The Syrian political opposition, largely formed and run in exile, consists of more than a dozen disparate groups. The umbrella organization that unites most of them is the Syrian National Coalition. More than 120 countries, including the U.S. and its allies, have recognized the coalition as the “legitimate representative” of the Syrian people. Its members have been criticized as a fractured, squabbling set of would-be leaders, unable to settle on key decisions. In self-defense, they say they haven’t received the steady support they need, particularly from the U.S., to pull themselves together.
Why do they seem to be so weak and feckless? It’s partly a function of Syria’s peculiar politics. Over more than four decades of Assad family rule, political life in Syria has been severely restricted. Opponents of the regime were routinely harassed, jailed, killed or forced into exile. That essentially worked to eliminate Assad’s competition: over time, there were few political figures who could challenge the Assad regime, with popular support on the ground.

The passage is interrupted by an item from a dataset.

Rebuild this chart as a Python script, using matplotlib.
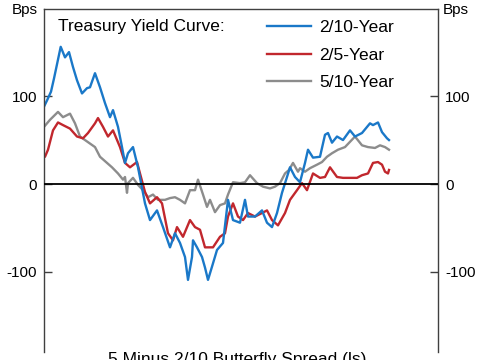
import matplotlib
matplotlib.use("Agg")
import matplotlib.pyplot as plt

plt.rcParams['font.family'] = ['Liberation Sans', 'DejaVu Sans']

# (time index, spread in bps)
blue_2_10 = [(0, 88), (3, 95), (7, 105), (10, 120), (16.7, 156), (21, 144), (25, 150), (29, 133),
             (33, 118), (38, 103), (43, 109), (46, 110), (51, 126), (56, 110), (61, 92), (66, 76),
             (69, 84), (74, 65), (78, 42), (81, 24), (84, 35), (89, 42), (94, 19), (101, -22),
             (106, -41), (113, -30), (119, -49), (126, -72), (131, -56), (136, -67), (141, -83),
             (144, -109), (148, -83), (149, -64), (153, -72), (158, -83), (161, -95), (164, -109),
             (168, -94), (173, -75), (179, -67), (184, -18), (189, -41), (196, -44), (201, -18),
             (204, -37), (211, -37), (218, -30), (223, -44), (228, -49), (233, -33), (238, -10),
             (243, 8), (246, 19), (251, 8), (256, 2), (261, 24), (264, 39), (269, 30), (276, 31),
             (281, 56), (284, 58), (288, 47), (293, 54), (299, 50), (306, 61), (311, 54),
             (318, 58), (326, 69), (329, 67), (334, 70), (338, 59), (343, 52), (345, 50)]

red_2_5 = [(0, 31), (1, 31), (4, 39), (9, 61), (14, 70), (19, 67), (26, 63), (33, 54), (39, 52),
           (44, 58), (51, 69), (54, 75), (59, 65), (64, 54), (69, 61), (76, 42), (81, 24),
           (86, 19), (93, 25), (96, 12), (101, -9), (106, -22), (113, -15), (118, -22),
           (124, -56), (129, -64), (133, -49), (139, -60), (146, -41), (151, -49), (156, -52),
           (161, -72), (165, -72), (169, -72), (176, -60), (181, -56), (184, -37), (189, -22),
           (194, -37), (199, -41), (204, -33), (211, -37), (218, -33), (223, -30), (228, -41),
           (234, -47), (241, -33), (246, -18), (253, -7), (258, 1), (263, -7), (269, 12),
           (276, 7), (281, 8), (286, 19), (293, 8), (299, 7), (306, 7), (313, 7), (318, 10),
           (324, 12), (329, 24), (334, 25), (338, 22), (341, 14), (344, 12), (345, 16)]

grey_5_10 = [(0, 65), (6, 73), (14, 82), (19, 76), (26, 80), (31, 69), (36, 54), (41, 50),
             (46, 46), (51, 42), (56, 31), (63, 24), (68, 19), (74, 12), (79, 5), (81, 8),
             (83, -10), (84, 1), (89, 7), (94, -1), (99, -7), (104, -15), (109, -12), (114, -18),
             (121, -18), (126, -16), (131, -15), (136, -18), (141, -22), (146, -7), (151, -7),
             (154, 5), (159, -12), (163, -26), (166, -18), (171, -32), (176, -24), (181, -22),
             (184, -12), (189, 2), (196, 1), (201, 2), (206, 10), (213, 1), (219, -3), (226, -5),
             (231, -3), (236, 1), (241, 12), (245, 16), (249, 24), (254, 14), (256, 18),
             (261, 14), (266, 18), (273, 22), (278, 25), (283, 31), (288, 35), (294, 39),
             (301, 42), (306, 48), (311, 54), (318, 44), (324, 42), (331, 41), (336, 44),
             (341, 42), (345, 39)]

series = [("2/10-Year", blue_2_10, "#1a78c8"),
          ("2/5-Year", red_2_5, "#c1272d"),
          ("5/10-Year", grey_5_10, "#8c8c8c")]

W, H = 485, 360
fig = plt.figure(figsize=(W / 100, H / 100), dpi=100)
ax = fig.add_axes([44 / W, 1 - 352 / H, (438 - 44) / W, (352 - 9) / H])

handles = {}
for name, pts, c in reversed(series):
    t, v = zip(*pts)
    h, = ax.plot(t, v, color=c, lw=1.7, label=name, solid_joinstyle='round')
    handles[name] = h
handles = [handles[name] for name, _, _ in series]

ax.axhline(0, color='black', lw=1.3, zorder=5)
ax.set_xlim(0, 394)
ax.set_ylim(-191, 199)
ax.set_xticks([])
ax.set_yticks([-100, 0, 100])
ax.set_yticklabels(['-100', '0', '100'])
ax.tick_params(axis='y', direction='in', length=6, width=1, color='#404040',
               labelsize=11, left=True, right=True, labelleft=True, labelright=True, pad=5)
for side in ['left', 'right', 'top']:
    ax.spines[side].set_color('#404040')
    ax.spines[side].set_linewidth(1.0)
ax.spines['bottom'].set_visible(False)

fig.text(12 / W, 1 - 10 / H, "Bps", fontsize=11, va='center', ha='left')
fig.text(443 / W, 1 - 10 / H, "Bps", fontsize=11, va='center', ha='left')
fig.text(58 / W, 1 - 26 / H, "Treasury Yield Curve:", fontsize=12.5, va='center', ha='left')

leg = fig.legend(handles=handles, loc='upper left', bbox_to_anchor=(267 / W, 1 - 20 / H),
                 frameon=False, fontsize=12.5, handlelength=2.55, handletextpad=0.45,
                 labelspacing=0.72, borderaxespad=0, borderpad=0)

fig.text(237 / W, 1 - 352 / H, "5 Minus 2/10 Butterfly Spread (ls)", fontsize=12.5,
         va='top', ha='center')

fig.savefig("out.png", dpi=100)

So what could come next, beyond the Assad regime? There have been different visions put forward by opposition groups inside and outside the country. The trick will be landing on one and agreeing on who leads it – something that will only become clear when a political transition moves into place and competing interests are reconciled.
There isn’t a total vacuum of potential leaders. There are some figures who capture Syrian minds and hearts, like former coalition leader Moaz al-Khatib. There are also traditional Sunni political families that held power before the Assad regime took over (like the Atassi family from Homs and the Shishakly family from Hama). And there’s a political opposition inside the country, the National Coordination Body for Democratic Change, though some argue it has limited influence. That all leaves open the possibility that someone could emerge to lead a political transition.